Finally, it is important to consider the degree to which data is actually portable across customers. In many enterprise use cases, customers data is highly proprietary and cannot be pooled to train a single, superior model. In such cases, engineers and data scientists must rely on techniques like federated learning and ensemble models to create data scale effects. These techinques can certainly be effective, but they are also quite expensive and require specialized skill sets. Significantly, model training becomes a very significant variable cost in these businesses. In the absence of such tactics, these businesses must fall back on scale economies, amortizing the fixed costs of model development across more customers.

The takeaway is that in each case, we must evaluate the relationship between data scale and economic value.
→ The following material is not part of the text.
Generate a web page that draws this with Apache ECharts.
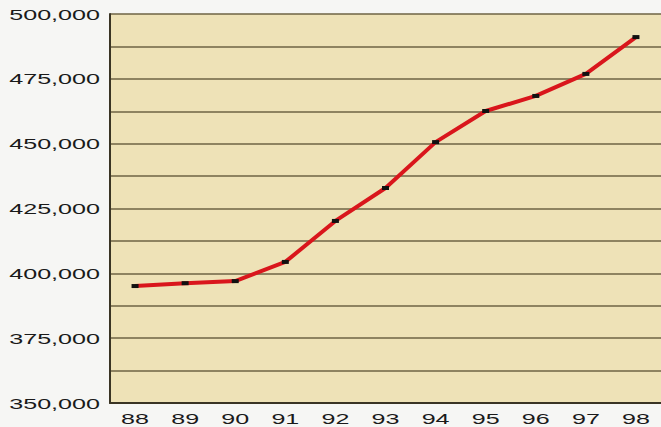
<!DOCTYPE html>
<html>
<head>
<meta charset="utf-8">
<script src="https://cdn.jsdelivr.net/npm/echarts@6/dist/echarts.min.js"></script>
<style>
  html, body { margin: 0; padding: 0; background: #f6f6f4; }
  #chart { width: 661px; height: 427px; }
</style>
</head>
<body>
<div id="chart"></div>
<script>
// data
var years = ["88", "89", "90", "91", "92", "93", "94", "95", "96", "97", "98"];
var values = [395100, 396200, 397000, 404400, 420200, 432900, 450600, 462600, 468400, 476900, 491100];
var yMin = 350000;
var yMax = 500000;
var yStep = 25000;

function withCommas(v) {
  return String(v).replace(/\B(?=(\d{3})+(?!\d))/g, ",");
}

var chart = echarts.init(document.getElementById("chart"), null, { renderer: "svg" });
chart.setOption({
  backgroundColor: "#f6f6f4",
  animation: false,
  grid: {
    left: 110,
    right: 0,
    top: 14,
    bottom: 24,
    show: true,
    backgroundColor: "#eee2b7",
    borderWidth: 0
  },
  xAxis: {
    type: "category",
    data: years,
    boundaryGap: true,
    axisLine: { lineStyle: { color: "#3a3424", width: 2 } },
    axisTick: { inside: true, length: 9, lineStyle: { color: "#3a3424", width: 2 } },
    axisLabel: {
      color: "#1a1a1a",
      fontFamily: "Liberation Sans, Arial, sans-serif",
      fontSize: 15.5,
      margin: 7
    }
  },
  yAxis: {
    type: "value",
    min: yMin,
    max: yMax,
    interval: yStep,
    axisLine: { show: true, lineStyle: { color: "#3a3424", width: 2 } },
    axisTick: { show: false },
    minorTick: { show: false, splitNumber: 2 },
    splitLine: { lineStyle: { color: "#6e6345", width: 1.5 } },
    minorSplitLine: { show: true, lineStyle: { color: "#6e6345", width: 1.5 } },
    axisLabel: {
      color: "#1a1a1a",
      fontFamily: "Liberation Sans, Arial, sans-serif",
      fontSize: 15.5,
      margin: 10,
      formatter: withCommas
    }
  },
  series: [
    {
      type: "line",
      data: values,
      symbol: "rect",
      symbolSize: [7, 4],
      itemStyle: { color: "#111" },
      lineStyle: { color: "#d9161c", width: 4 },
      z: 3
    }
  ]
});

// the printed labels use a wide (extended) typeface: stretch the svg text to match
function widenLabels() {
  var texts = document.querySelectorAll("#chart svg text");
  texts.forEach(function (t) {
    if (t.getAttribute("data-wide")) return;
    var w = t.getComputedTextLength();
    if (!w) return;
    t.setAttribute("textLength", (w * 1.62).toFixed(1));
    t.setAttribute("lengthAdjust", "spacingAndGlyphs");
    t.setAttribute("data-wide", "1");
  });
}
widenLabels();
chart.on("finished", widenLabels);
</script>
</body>
</html>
Naively accepting that data scale will create a meaningful moat or source of power can lead us to some nasty surprises in the long run.


We tend to (perhaps out of wishful thinking) think of data scale as more akin to network effects, but this is clearly wrong. To see this, consider your experience as a customer of XYZ Co, a firm which benefits from strong data scale effects. As a customer, you benefit when XYZ Co acquires more data to train its models. However, you are indifferent to the number of other customers that XYZ Co has. If this new data was sourced from 1 firm or 100, you are indifferent. Thus it cannot be the case that the value of XYZ Co’s solution scales with the number of customers; it is instead driven by the number of datapoints. While these two dimensions are obviously strongly correlated, the distinction is significant.

Written on January 12, 2021